Aryl hydrocarbon receptor interacting protein maintains germinal center B cells through suppression of BCL6 degradation
Research output: Contribution to journal › Article › peer-review
Colleges, School and Institutes
- William Harvey Research Institute, Queen Mary University of London, London, United Kingdom.
- Centre for Experimental Medicine & Rheumatology, William Harvey Research Institute, Queen Mary University of London, London, UK.
- Centre for Immunobiology, Blizard Institute, Barts and The London School of Medicine and Dentistry, Queen Mary University of London, London, UK.
- Barts Cancer Institute, Barts and The London School of Medicine and Dentistry, Queen Mary University of London, Charterhouse Square, London, UK.
B cell lymphoma-6 (BCL6) is highly expressed in germinal center B cells, but how its expression is maintained is still not completely clear. Aryl hydrocarbon receptor interacting protein (AIP) is a co-chaperone of heat shock protein 90. Deletion of Aip in B cells decreased BCL6 expression, reducing germinal center B cells and diminishing adaptive immune responses. AIP was required for optimal AKT signaling in response to B cell receptor stimulation, and AIP protected BCL6 from ubiquitin-mediated proteasomal degradation by the E3-ubiquitin ligase FBXO11 by binding to the deubiquitinase UCHL1, thus helping to maintain the expression of BCL6. AIP was highly expressed in primary diffuse large B cell lymphomas compared to healthy tissue and other tumors.
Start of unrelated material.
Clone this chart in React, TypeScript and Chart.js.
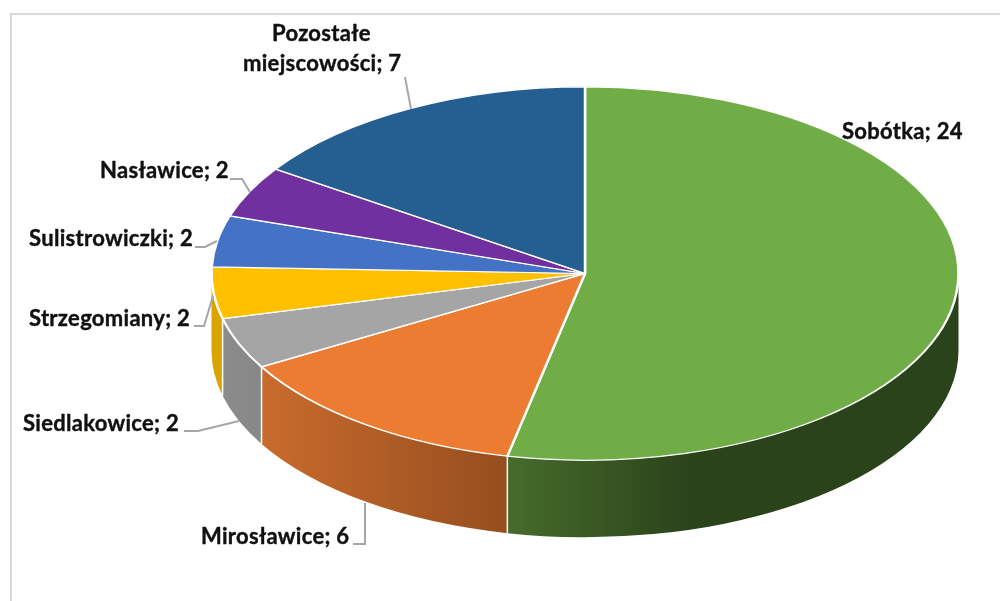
import React, { useEffect, useRef } from "react";
import Chart from "chart.js/auto";

const categories = ["Sobótka", "Mirosławice", "Siedlakowice", "Strzegomiany", "Sulistrowiczki", "Nasławice", "Pozostałe miejscowości"];
const values = [24, 6, 2, 2, 2, 2, 7];
const topColors = ["#70AD47", "#EC7C31", "#A5A5A5", "#FFC000", "#4472C4", "#7030A0", "#255E91"];
const wallStart = ["#466C2C", "#C96B2D", "#8C8C8C", "#D9A300", "#4472C4", "#7030A0", "#255E91"];
const wallEnd = ["#2B431A", "#964E1E", "#878787", "#D9A300", "#4472C4", "#7030A0", "#255E91"];

const SQUASH = 0.5;
const DEPTH = 77;
const FONT = "bold 22px Lato";

type Lbl = { lines: string[]; x: number[]; y: number[] };
const labelPlacement: Lbl[] = [
  { lines: [`${categories[0]}; ${values[0]}`], x: [842], y: [139] },
  { lines: [`${categories[1]}; ${values[1]}`], x: [201], y: [544] },
  { lines: [`${categories[2]}; ${values[2]}`], x: [23], y: [431] },
  { lines: [`${categories[3]}; ${values[3]}`], x: [29], y: [326] },
  { lines: [`${categories[4]}; ${values[4]}`], x: [29], y: [246] },
  { lines: [`${categories[5]}; ${values[5]}`], x: [100], y: [178] },
  { lines: ["Pozostałe", `miejscowości; ${values[6]}`], x: [272, 243], y: [41, 71] },
];
const leaders: number[][][] = [
  [[405, 77], [411, 109]],
  [[230, 179], [242, 179], [250, 192]],
  [[195, 247], [205, 247], [217, 241]],
  [[194, 326], [204, 326], [213, 296]],
  [[184, 431], [198, 431], [239, 421]],
  [[353, 544], [365, 544], [365, 503]],
];

const pie3d = {
  id: "pie3d",
  beforeDraw(chart: any) {
    const { ctx } = chart;
    ctx.save();
    ctx.strokeStyle = "#D9D9D9";
    ctx.lineWidth = 2;
    ctx.beginPath();
    ctx.moveTo(11, 601);
    ctx.lineTo(11, 14);
    ctx.lineTo(1000, 14);
    ctx.stroke();
    ctx.restore();
  },
  beforeDatasetsDraw(chart: any) {
    const { ctx } = chart;
    const arcs = chart.getDatasetMeta(0).data;
    const { x: cx, y: cy, outerRadius: rx } = arcs[0];
    const ry = rx * SQUASH;
    ctx.save();
    arcs.forEach((arc: any, i: number) => {
      const a = Math.max(arc.startAngle, 0);
      const b = Math.min(arc.endAngle, Math.PI);
      if (b <= a) return;
      const xa = cx + rx * Math.cos(a);
      const xb = cx + rx * Math.cos(b);
      const grad = ctx.createLinearGradient(Math.min(xa, xb), 0, i === 0 ? 690 : Math.max(xa, xb), 0);
      grad.addColorStop(0, wallStart[i]);
      grad.addColorStop(1, wallEnd[i]);
      ctx.beginPath();
      ctx.ellipse(cx, cy, rx, ry, 0, a, b);
      ctx.ellipse(cx, cy + DEPTH, rx, ry, 0, b, a, true);
      ctx.closePath();
      ctx.fillStyle = grad;
      ctx.fill();
      if (a > 0) {
        const ya = cy + ry * Math.sin(a);
        ctx.strokeStyle = "#FFFFFF";
        ctx.lineWidth = 1.5;
        ctx.beginPath();
        ctx.moveTo(xa, ya);
        ctx.lineTo(xa, ya + DEPTH);
        ctx.stroke();
      }
    });
    ctx.restore();
    ctx.save();
    ctx.translate(cx, cy);
    ctx.scale(1, SQUASH);
    ctx.translate(-cx, -cy);
  },
  afterDatasetsDraw(chart: any) {
    const { ctx } = chart;
    ctx.restore();
    ctx.save();
    ctx.strokeStyle = "#A6A6A6";
    ctx.lineWidth = 2;
    leaders.forEach((pts) => {
      ctx.beginPath();
      pts.forEach(([x, y], k) => (k ? ctx.lineTo(x, y) : ctx.moveTo(x, y)));
      ctx.stroke();
    });
    ctx.fillStyle = "#111111";
    ctx.strokeStyle = "#111111";
    ctx.lineWidth = 0.4;
    ctx.font = FONT;
    ctx.letterSpacing = "0.3px";
    ctx.textAlign = "left";
    ctx.textBaseline = "alphabetic";
    labelPlacement.forEach((l) => {
      l.lines.forEach((t, k) => {
        ctx.fillText(t, l.x[k], l.y[k]);
        ctx.strokeText(t, l.x[k], l.y[k]);
      });
    });
    ctx.letterSpacing = "0px";
    ctx.restore();
  },
};

export default function App() {
  const ref = useRef<HTMLCanvasElement>(null);
  useEffect(() => {
    const chart = new Chart(ref.current as HTMLCanvasElement, {
      type: "pie",
      data: {
        labels: categories,
        datasets: [
          {
            data: values,
            backgroundColor: topColors,
            borderColor: "#FFFFFF",
            borderWidth: 2.5,
            radius: 373.5,
            clip: false,
          } as any,
        ],
      },
      options: {
        responsive: false,
        animation: false,
        events: [],
        layout: { padding: { left: 170, top: 0, right: 0, bottom: 54 } },
        plugins: { legend: { display: false }, tooltip: { enabled: false } },
      },
      plugins: [pie3d],
    });
    return () => chart.destroy();
  }, []);
  return (
    <div style={{ position: "fixed", left: 0, top: 0, width: 1000, height: 601, background: "#fff" }}>
      <canvas ref={ref} width={1000} height={601} style={{ display: "block", filter: "blur(0.4px)" }} />
    </div>
  );
}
Our findings describe AIP as a positive regulator of BCL6 expression with implications for the pathobiology of diffuse large B cell lymphoma. BCL6 overexpression contributes to the pathobiology of diffuse large B cell lymphoma (DLBCL). Sun et al. find that the co-chaperone aryl hydrocarbon receptor interacting protein (AIP), whose high expression is associated with reduced survival of DLBCL patients, helps maintain BCL6 expression by facilitating the removal of ubiquitin from BCL6.